_Items_:
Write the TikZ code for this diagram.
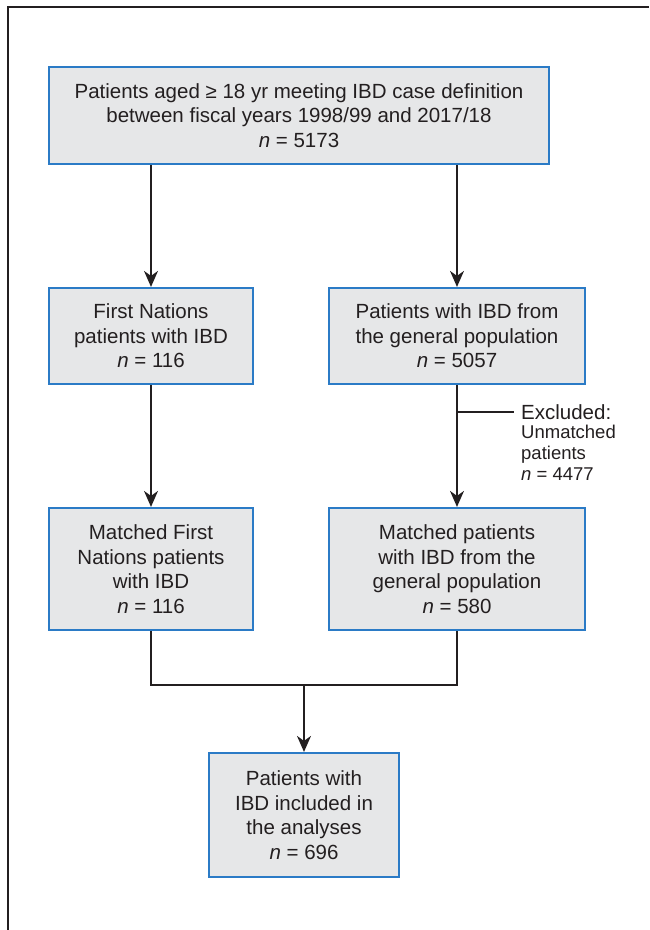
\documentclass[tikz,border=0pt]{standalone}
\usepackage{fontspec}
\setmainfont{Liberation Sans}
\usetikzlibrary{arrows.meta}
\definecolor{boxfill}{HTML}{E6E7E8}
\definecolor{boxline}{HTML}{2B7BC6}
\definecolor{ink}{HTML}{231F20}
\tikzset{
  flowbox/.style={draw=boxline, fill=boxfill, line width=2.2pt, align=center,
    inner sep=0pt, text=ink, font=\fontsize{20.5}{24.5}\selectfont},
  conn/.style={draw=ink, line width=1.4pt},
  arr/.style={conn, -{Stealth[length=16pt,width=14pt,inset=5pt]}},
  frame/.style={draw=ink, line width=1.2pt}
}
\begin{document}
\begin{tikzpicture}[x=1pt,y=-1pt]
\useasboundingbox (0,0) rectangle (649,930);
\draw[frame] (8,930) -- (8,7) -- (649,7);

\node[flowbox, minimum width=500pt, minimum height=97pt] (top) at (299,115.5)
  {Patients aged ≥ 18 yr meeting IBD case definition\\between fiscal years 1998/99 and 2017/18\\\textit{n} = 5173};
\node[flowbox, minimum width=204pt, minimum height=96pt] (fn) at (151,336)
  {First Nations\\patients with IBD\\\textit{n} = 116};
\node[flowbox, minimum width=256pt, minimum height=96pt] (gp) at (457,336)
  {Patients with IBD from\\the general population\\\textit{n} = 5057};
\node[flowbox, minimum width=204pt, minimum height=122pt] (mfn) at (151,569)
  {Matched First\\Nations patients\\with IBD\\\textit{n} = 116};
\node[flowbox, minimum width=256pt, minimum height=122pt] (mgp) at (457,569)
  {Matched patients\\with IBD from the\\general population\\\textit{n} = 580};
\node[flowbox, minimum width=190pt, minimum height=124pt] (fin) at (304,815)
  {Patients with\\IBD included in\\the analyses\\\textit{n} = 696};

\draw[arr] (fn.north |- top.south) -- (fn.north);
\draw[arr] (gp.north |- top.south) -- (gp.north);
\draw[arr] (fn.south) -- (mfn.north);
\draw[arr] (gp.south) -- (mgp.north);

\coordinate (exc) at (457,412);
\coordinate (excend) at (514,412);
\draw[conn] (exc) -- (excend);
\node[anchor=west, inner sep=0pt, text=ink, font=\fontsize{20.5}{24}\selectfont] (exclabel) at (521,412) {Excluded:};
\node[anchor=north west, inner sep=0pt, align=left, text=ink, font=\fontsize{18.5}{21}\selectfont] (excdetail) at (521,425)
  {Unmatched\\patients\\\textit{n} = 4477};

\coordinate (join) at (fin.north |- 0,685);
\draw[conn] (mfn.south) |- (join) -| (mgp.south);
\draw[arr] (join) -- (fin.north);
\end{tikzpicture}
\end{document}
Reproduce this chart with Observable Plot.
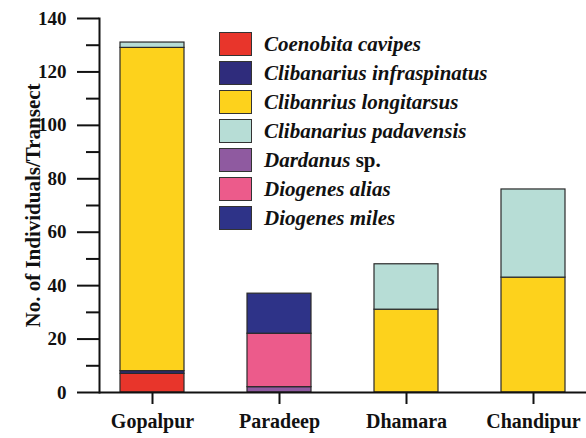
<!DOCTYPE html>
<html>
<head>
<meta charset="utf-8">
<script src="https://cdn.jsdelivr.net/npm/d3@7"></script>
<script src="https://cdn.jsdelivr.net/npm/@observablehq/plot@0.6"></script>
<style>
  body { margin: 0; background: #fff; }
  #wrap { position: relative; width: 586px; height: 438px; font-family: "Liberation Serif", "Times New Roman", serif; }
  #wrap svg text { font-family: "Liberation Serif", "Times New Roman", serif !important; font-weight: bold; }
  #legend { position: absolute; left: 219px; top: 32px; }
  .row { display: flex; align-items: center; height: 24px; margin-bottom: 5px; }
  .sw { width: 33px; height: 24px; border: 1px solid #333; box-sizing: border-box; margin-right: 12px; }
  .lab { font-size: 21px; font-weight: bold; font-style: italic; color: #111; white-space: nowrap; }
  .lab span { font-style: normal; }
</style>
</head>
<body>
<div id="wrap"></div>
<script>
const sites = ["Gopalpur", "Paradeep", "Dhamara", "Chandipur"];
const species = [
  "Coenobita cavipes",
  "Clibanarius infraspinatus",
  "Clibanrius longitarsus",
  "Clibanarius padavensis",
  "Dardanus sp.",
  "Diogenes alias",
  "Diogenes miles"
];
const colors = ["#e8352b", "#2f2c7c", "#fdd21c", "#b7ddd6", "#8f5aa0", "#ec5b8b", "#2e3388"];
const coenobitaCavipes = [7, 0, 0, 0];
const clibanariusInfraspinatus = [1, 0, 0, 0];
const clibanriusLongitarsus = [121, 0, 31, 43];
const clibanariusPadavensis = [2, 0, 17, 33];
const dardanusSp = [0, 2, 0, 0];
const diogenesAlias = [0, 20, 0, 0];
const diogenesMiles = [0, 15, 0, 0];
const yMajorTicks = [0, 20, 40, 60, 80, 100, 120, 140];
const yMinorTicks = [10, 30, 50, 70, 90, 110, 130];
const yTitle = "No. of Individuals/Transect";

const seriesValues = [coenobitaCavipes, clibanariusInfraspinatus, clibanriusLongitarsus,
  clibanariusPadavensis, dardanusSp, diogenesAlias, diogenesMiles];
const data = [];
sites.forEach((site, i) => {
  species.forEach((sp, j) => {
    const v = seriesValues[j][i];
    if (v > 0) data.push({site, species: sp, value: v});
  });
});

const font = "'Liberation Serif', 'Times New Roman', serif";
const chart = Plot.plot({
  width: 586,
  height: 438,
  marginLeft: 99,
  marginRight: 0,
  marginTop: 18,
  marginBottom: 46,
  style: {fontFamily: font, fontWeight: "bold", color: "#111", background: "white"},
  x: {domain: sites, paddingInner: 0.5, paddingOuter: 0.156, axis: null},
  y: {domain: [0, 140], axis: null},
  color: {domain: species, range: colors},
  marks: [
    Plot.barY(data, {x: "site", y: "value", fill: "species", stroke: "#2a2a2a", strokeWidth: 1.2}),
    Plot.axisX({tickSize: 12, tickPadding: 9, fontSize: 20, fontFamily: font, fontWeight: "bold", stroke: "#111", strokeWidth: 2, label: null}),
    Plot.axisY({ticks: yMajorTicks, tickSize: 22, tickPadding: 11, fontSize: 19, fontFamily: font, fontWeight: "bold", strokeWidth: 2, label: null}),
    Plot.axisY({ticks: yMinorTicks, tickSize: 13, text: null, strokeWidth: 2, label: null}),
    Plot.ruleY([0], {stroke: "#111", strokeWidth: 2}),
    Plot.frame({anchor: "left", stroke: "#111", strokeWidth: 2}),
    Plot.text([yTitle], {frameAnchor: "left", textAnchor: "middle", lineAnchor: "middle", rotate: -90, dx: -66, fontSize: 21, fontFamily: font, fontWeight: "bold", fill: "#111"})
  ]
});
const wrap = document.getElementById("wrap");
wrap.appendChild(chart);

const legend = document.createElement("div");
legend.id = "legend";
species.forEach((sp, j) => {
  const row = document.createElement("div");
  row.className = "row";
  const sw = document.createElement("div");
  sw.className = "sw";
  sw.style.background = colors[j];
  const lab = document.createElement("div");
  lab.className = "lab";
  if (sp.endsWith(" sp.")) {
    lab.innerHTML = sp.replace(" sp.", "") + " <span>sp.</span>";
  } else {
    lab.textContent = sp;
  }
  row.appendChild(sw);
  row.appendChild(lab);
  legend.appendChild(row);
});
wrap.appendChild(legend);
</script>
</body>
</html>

_Exercise_:
Your task is to return the entries above exactly, with no pictures.

_Task solution_:
Write the TikZ code for this diagram.
\documentclass[tikz,border=0pt]{standalone}
\usepackage{fontspec}
\setmainfont{Liberation Sans}
\usetikzlibrary{arrows.meta}
\definecolor{boxfill}{HTML}{E6E7E8}
\definecolor{boxline}{HTML}{2B7BC6}
\definecolor{ink}{HTML}{231F20}
\tikzset{
  flowbox/.style={draw=boxline, fill=boxfill, line width=2.2pt, align=center,
    inner sep=0pt, text=ink, font=\fontsize{20.5}{24.5}\selectfont},
  conn/.style={draw=ink, line width=1.4pt},
  arr/.style={conn, -{Stealth[length=16pt,width=14pt,inset=5pt]}},
  frame/.style={draw=ink, line width=1.2pt}
}
\begin{document}
\begin{tikzpicture}[x=1pt,y=-1pt]
\useasboundingbox (0,0) rectangle (649,930);
\draw[frame] (8,930) -- (8,7) -- (649,7);

\node[flowbox, minimum width=500pt, minimum height=97pt] (top) at (299,115.5)
  {Patients aged ≥ 18 yr meeting IBD case definition\\between fiscal years 1998/99 and 2017/18\\\textit{n} = 5173};
\node[flowbox, minimum width=204pt, minimum height=96pt] (fn) at (151,336)
  {First Nations\\patients with IBD\\\textit{n} = 116};
\node[flowbox, minimum width=256pt, minimum height=96pt] (gp) at (457,336)
  {Patients with IBD from\\the general population\\\textit{n} = 5057};
\node[flowbox, minimum width=204pt, minimum height=122pt] (mfn) at (151,569)
  {Matched First\\Nations patients\\with IBD\\\textit{n} = 116};
\node[flowbox, minimum width=256pt, minimum height=122pt] (mgp) at (457,569)
  {Matched patients\\with IBD from the\\general population\\\textit{n} = 580};
\node[flowbox, minimum width=190pt, minimum height=124pt] (fin) at (304,815)
  {Patients with\\IBD included in\\the analyses\\\textit{n} = 696};

\draw[arr] (fn.north |- top.south) -- (fn.north);
\draw[arr] (gp.north |- top.south) -- (gp.north);
\draw[arr] (fn.south) -- (mfn.north);
\draw[arr] (gp.south) -- (mgp.north);

\coordinate (exc) at (457,412);
\coordinate (excend) at (514,412);
\draw[conn] (exc) -- (excend);
\node[anchor=west, inner sep=0pt, text=ink, font=\fontsize{20.5}{24}\selectfont] (exclabel) at (521,412) {Excluded:};
\node[anchor=north west, inner sep=0pt, align=left, text=ink, font=\fontsize{18.5}{21}\selectfont] (excdetail) at (521,425)
  {Unmatched\\patients\\\textit{n} = 4477};

\coordinate (join) at (fin.north |- 0,685);
\draw[conn] (mfn.south) |- (join) -| (mgp.south);
\draw[arr] (join) -- (fin.north);
\end{tikzpicture}
\end{document}
Reproduce this chart with Observable Plot.
<!DOCTYPE html>
<html>
<head>
<meta charset="utf-8">
<script src="https://cdn.jsdelivr.net/npm/d3@7"></script>
<script src="https://cdn.jsdelivr.net/npm/@observablehq/plot@0.6"></script>
<style>
  body { margin: 0; background: #fff; }
  #wrap { position: relative; width: 586px; height: 438px; font-family: "Liberation Serif", "Times New Roman", serif; }
  #wrap svg text { font-family: "Liberation Serif", "Times New Roman", serif !important; font-weight: bold; }
  #legend { position: absolute; left: 219px; top: 32px; }
  .row { display: flex; align-items: center; height: 24px; margin-bottom: 5px; }
  .sw { width: 33px; height: 24px; border: 1px solid #333; box-sizing: border-box; margin-right: 12px; }
  .lab { font-size: 21px; font-weight: bold; font-style: italic; color: #111; white-space: nowrap; }
  .lab span { font-style: normal; }
</style>
</head>
<body>
<div id="wrap"></div>
<script>
const sites = ["Gopalpur", "Paradeep", "Dhamara", "Chandipur"];
const species = [
  "Coenobita cavipes",
  "Clibanarius infraspinatus",
  "Clibanrius longitarsus",
  "Clibanarius padavensis",
  "Dardanus sp.",
  "Diogenes alias",
  "Diogenes miles"
];
const colors = ["#e8352b", "#2f2c7c", "#fdd21c", "#b7ddd6", "#8f5aa0", "#ec5b8b", "#2e3388"];
const coenobitaCavipes = [7, 0, 0, 0];
const clibanariusInfraspinatus = [1, 0, 0, 0];
const clibanriusLongitarsus = [121, 0, 31, 43];
const clibanariusPadavensis = [2, 0, 17, 33];
const dardanusSp = [0, 2, 0, 0];
const diogenesAlias = [0, 20, 0, 0];
const diogenesMiles = [0, 15, 0, 0];
const yMajorTicks = [0, 20, 40, 60, 80, 100, 120, 140];
const yMinorTicks = [10, 30, 50, 70, 90, 110, 130];
const yTitle = "No. of Individuals/Transect";

const seriesValues = [coenobitaCavipes, clibanariusInfraspinatus, clibanriusLongitarsus,
  clibanariusPadavensis, dardanusSp, diogenesAlias, diogenesMiles];
const data = [];
sites.forEach((site, i) => {
  species.forEach((sp, j) => {
    const v = seriesValues[j][i];
    if (v > 0) data.push({site, species: sp, value: v});
  });
});

const font = "'Liberation Serif', 'Times New Roman', serif";
const chart = Plot.plot({
  width: 586,
  height: 438,
  marginLeft: 99,
  marginRight: 0,
  marginTop: 18,
  marginBottom: 46,
  style: {fontFamily: font, fontWeight: "bold", color: "#111", background: "white"},
  x: {domain: sites, paddingInner: 0.5, paddingOuter: 0.156, axis: null},
  y: {domain: [0, 140], axis: null},
  color: {domain: species, range: colors},
  marks: [
    Plot.barY(data, {x: "site", y: "value", fill: "species", stroke: "#2a2a2a", strokeWidth: 1.2}),
    Plot.axisX({tickSize: 12, tickPadding: 9, fontSize: 20, fontFamily: font, fontWeight: "bold", stroke: "#111", strokeWidth: 2, label: null}),
    Plot.axisY({ticks: yMajorTicks, tickSize: 22, tickPadding: 11, fontSize: 19, fontFamily: font, fontWeight: "bold", strokeWidth: 2, label: null}),
    Plot.axisY({ticks: yMinorTicks, tickSize: 13, text: null, strokeWidth: 2, label: null}),
    Plot.ruleY([0], {stroke: "#111", strokeWidth: 2}),
    Plot.frame({anchor: "left", stroke: "#111", strokeWidth: 2}),
    Plot.text([yTitle], {frameAnchor: "left", textAnchor: "middle", lineAnchor: "middle", rotate: -90, dx: -66, fontSize: 21, fontFamily: font, fontWeight: "bold", fill: "#111"})
  ]
});
const wrap = document.getElementById("wrap");
wrap.appendChild(chart);

const legend = document.createElement("div");
legend.id = "legend";
species.forEach((sp, j) => {
  const row = document.createElement("div");
  row.className = "row";
  const sw = document.createElement("div");
  sw.className = "sw";
  sw.style.background = colors[j];
  const lab = document.createElement("div");
  lab.className = "lab";
  if (sp.endsWith(" sp.")) {
    lab.innerHTML = sp.replace(" sp.", "") + " <span>sp.</span>";
  } else {
    lab.textContent = sp;
  }
  row.appendChild(sw);
  row.appendChild(lab);
  legend.appendChild(row);
});
wrap.appendChild(legend);
</script>
</body>
</html>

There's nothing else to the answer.